Little known to the travellers, beneath the bridge lay an ambush lying in wait for the sum of cash the farmer had withdrawn at the bank earlier that day. Appearing as a warning to the weary travellers, the headless lady had helped thwart another likely murder at her final unresting place.
Milecastle 42
Snaking across the border between Scotland and England, the milecastles of Hadrian’s Wall can be dated as far back as 122 AD. Home to the Roman soldiers that guarded the wall against the Celtic threat to the north, the milecastles were periodic dwellings dotted along the wall every mile or so (hence the name!).
Legend has it that Milecastle 42, also known as Cawfields Milecastle, boasts quite the repeat visitor. Often found hovering 16 feet in the air, still stationed where Hadrian’s Wall would have once met his feet, locals have built quite the back story around the sentry spectre that they’ve named Lucius.
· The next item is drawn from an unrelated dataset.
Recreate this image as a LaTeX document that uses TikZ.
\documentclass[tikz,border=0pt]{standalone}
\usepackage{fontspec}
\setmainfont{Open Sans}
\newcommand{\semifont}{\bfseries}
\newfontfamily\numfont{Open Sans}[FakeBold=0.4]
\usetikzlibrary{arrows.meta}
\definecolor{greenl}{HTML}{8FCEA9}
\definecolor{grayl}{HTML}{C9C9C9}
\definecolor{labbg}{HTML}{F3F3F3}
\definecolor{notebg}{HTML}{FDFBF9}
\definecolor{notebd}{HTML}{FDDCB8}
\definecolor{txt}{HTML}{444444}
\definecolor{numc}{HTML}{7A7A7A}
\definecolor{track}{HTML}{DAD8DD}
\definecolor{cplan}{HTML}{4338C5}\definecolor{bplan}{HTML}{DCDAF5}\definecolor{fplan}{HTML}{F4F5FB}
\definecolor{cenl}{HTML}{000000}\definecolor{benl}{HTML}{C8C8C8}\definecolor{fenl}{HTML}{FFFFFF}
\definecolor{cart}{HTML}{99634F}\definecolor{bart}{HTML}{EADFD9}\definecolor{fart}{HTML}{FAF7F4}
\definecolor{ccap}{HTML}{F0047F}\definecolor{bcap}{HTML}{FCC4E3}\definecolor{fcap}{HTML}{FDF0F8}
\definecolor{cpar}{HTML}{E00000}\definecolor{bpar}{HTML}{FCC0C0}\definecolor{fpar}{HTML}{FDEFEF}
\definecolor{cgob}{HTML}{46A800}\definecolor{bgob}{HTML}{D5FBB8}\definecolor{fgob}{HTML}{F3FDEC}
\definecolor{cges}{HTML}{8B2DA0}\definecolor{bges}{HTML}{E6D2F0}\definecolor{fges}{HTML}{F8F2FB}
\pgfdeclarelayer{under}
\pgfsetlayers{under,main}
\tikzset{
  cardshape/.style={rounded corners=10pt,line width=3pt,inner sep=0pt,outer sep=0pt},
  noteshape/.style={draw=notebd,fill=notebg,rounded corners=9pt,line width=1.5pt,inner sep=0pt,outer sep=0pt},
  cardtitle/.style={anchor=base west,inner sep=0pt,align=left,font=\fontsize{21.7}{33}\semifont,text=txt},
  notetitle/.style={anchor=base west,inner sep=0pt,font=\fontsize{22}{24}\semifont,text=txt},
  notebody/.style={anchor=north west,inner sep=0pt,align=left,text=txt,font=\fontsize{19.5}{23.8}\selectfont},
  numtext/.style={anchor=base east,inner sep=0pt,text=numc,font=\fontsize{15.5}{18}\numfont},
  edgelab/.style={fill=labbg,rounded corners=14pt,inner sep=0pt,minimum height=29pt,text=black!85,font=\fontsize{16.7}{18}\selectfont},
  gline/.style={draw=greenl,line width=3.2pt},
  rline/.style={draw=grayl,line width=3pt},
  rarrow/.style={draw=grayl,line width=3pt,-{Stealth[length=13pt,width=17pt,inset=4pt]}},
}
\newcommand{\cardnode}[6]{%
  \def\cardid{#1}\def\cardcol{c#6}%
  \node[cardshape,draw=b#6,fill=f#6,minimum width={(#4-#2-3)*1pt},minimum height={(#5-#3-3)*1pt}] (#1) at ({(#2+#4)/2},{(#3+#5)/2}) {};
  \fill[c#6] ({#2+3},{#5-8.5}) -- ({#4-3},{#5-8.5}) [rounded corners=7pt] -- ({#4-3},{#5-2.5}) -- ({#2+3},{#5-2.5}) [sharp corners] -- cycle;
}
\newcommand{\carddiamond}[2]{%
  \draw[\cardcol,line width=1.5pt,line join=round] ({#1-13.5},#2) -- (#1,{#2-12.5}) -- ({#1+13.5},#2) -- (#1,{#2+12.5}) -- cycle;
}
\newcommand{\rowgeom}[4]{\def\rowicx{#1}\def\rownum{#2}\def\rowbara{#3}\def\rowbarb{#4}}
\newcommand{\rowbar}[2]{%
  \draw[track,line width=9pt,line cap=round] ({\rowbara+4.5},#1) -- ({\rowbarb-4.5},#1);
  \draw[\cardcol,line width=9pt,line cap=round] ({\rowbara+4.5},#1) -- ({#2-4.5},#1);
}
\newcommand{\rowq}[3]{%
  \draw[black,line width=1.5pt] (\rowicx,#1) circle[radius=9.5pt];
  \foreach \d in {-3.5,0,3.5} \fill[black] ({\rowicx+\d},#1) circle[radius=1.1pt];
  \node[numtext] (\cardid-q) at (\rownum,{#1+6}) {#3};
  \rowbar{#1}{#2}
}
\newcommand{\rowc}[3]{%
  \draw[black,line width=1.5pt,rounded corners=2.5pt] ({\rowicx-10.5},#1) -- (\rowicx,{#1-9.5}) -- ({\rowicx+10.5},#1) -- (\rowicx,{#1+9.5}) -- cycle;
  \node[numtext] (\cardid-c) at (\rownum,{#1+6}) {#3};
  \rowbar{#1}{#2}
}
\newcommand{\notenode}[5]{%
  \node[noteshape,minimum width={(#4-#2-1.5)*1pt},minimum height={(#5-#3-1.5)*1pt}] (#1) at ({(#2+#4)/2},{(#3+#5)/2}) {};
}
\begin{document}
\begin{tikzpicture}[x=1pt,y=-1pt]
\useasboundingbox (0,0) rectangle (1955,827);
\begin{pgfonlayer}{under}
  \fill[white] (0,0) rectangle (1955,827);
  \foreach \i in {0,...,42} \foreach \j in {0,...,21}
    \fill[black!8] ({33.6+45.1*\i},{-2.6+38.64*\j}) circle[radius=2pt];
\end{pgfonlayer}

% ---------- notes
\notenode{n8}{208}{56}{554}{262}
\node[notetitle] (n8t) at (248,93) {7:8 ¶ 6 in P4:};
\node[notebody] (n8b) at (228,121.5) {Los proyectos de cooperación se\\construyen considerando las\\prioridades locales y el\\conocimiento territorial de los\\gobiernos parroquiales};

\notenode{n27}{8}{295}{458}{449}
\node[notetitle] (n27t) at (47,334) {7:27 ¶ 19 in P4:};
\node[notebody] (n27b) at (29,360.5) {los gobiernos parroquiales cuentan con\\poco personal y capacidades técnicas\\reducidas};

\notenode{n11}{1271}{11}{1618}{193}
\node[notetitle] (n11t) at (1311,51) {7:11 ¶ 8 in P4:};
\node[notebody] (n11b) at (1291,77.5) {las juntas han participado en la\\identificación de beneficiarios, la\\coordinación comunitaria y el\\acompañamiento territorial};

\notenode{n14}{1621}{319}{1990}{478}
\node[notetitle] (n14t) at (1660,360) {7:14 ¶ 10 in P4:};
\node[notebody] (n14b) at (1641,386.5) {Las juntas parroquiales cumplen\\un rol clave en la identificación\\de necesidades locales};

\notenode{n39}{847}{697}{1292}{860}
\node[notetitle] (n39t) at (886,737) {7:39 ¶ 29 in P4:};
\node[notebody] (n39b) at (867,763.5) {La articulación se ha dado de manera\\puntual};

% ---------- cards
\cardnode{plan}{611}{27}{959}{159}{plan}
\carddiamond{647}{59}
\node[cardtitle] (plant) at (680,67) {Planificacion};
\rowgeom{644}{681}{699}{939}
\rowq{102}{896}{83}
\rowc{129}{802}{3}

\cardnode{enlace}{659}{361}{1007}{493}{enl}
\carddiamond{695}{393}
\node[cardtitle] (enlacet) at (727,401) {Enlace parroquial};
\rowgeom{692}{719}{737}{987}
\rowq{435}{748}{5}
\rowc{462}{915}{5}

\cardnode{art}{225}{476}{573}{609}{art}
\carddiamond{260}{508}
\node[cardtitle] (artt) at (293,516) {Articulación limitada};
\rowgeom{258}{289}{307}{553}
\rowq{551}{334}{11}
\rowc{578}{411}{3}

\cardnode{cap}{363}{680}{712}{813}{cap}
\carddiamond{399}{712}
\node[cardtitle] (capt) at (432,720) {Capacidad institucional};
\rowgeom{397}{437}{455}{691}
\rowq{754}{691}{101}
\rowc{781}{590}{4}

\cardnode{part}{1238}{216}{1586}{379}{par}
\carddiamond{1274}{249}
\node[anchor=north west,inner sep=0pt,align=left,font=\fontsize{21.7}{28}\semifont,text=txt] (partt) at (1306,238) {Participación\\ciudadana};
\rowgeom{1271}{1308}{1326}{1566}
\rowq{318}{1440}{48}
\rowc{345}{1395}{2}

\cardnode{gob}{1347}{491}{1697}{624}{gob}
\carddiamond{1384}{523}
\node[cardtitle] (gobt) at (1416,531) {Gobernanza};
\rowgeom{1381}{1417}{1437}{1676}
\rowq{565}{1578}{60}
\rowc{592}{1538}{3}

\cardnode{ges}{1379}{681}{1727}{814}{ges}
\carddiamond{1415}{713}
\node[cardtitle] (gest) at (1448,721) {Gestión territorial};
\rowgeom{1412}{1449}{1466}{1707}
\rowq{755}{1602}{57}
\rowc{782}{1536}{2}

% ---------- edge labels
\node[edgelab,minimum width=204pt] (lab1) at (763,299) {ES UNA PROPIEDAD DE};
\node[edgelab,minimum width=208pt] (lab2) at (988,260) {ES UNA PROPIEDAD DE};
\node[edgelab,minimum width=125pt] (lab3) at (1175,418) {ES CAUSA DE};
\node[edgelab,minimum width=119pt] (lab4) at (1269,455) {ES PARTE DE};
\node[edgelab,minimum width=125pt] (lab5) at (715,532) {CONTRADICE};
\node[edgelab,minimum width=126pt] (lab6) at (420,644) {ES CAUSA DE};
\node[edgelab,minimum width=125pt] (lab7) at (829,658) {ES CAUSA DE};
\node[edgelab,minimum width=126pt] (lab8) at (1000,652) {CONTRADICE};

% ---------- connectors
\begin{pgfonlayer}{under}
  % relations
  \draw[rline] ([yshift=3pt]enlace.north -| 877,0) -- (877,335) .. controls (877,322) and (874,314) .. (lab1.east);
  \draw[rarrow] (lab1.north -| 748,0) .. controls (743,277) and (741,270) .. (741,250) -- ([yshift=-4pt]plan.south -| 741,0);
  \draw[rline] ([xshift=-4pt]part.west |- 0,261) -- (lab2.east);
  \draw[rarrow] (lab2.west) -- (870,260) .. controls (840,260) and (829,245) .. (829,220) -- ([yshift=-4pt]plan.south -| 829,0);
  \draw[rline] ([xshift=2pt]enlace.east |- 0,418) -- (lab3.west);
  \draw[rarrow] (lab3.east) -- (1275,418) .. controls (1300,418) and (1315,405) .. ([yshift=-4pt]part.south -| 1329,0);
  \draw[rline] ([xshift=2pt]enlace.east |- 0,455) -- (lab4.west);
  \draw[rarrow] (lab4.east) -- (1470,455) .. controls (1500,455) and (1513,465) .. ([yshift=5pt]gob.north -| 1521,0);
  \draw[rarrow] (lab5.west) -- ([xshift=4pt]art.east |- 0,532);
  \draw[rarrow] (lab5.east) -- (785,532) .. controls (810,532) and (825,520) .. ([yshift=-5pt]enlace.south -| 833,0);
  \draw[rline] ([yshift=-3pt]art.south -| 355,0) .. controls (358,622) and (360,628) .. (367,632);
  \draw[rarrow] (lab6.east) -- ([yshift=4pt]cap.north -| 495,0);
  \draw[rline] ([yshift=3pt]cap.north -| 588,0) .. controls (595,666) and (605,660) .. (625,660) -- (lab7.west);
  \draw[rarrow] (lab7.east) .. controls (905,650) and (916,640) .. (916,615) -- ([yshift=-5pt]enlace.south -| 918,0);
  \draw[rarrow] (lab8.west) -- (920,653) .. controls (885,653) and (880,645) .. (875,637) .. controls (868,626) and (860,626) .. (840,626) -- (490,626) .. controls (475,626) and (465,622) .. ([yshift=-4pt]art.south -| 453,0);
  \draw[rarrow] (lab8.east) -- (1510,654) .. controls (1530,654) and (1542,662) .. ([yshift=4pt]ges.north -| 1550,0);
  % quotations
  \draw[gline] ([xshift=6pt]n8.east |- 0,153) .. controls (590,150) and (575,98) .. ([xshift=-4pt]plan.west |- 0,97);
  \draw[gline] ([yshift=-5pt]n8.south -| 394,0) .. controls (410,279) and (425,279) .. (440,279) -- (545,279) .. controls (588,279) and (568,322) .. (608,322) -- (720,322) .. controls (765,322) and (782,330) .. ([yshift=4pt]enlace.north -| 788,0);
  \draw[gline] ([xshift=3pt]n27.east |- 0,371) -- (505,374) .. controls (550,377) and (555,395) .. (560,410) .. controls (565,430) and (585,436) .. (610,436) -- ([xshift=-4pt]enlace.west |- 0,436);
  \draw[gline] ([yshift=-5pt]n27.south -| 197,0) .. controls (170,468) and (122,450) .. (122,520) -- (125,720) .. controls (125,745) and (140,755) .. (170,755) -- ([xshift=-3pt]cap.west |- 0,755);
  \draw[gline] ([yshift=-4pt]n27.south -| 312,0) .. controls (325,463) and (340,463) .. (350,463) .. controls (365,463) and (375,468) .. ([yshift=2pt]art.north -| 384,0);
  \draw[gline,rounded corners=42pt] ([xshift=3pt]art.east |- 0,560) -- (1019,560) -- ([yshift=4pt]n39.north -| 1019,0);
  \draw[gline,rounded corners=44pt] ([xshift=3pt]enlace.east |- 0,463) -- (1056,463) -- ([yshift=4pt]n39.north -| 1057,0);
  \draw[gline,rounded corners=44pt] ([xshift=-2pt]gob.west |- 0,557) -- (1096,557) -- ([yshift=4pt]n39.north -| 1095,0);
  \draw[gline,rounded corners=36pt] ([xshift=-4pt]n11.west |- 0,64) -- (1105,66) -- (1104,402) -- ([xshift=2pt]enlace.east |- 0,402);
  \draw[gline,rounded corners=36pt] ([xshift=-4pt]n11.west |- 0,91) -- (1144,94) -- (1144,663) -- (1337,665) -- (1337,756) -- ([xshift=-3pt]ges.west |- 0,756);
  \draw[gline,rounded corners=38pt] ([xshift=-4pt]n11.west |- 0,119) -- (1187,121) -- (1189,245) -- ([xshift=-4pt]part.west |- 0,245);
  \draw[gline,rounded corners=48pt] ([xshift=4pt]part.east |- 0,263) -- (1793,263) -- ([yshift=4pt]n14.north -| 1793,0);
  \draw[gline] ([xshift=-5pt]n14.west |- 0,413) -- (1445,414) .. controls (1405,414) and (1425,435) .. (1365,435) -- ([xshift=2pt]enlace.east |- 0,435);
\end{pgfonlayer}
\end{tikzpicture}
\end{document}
He was believed to have fallen in love with a local Briton girl whose brother was a smuggler, transporting questionable goods in and out of the empire. Getting close to Lucius for the sake of inside information, the girl would tease the secrets of the empire out of her lover and take them back to her brother. Once the brother was caught smuggling, he implicated Lucius as a sentry whose loose lips had allowed the smuggling to continue for as long as it had. Lucius, realising that he had been used by the woman he loved, killed himself out of shame and doomed himself to eternally stand sentry over the wall that he had failed to protect in life.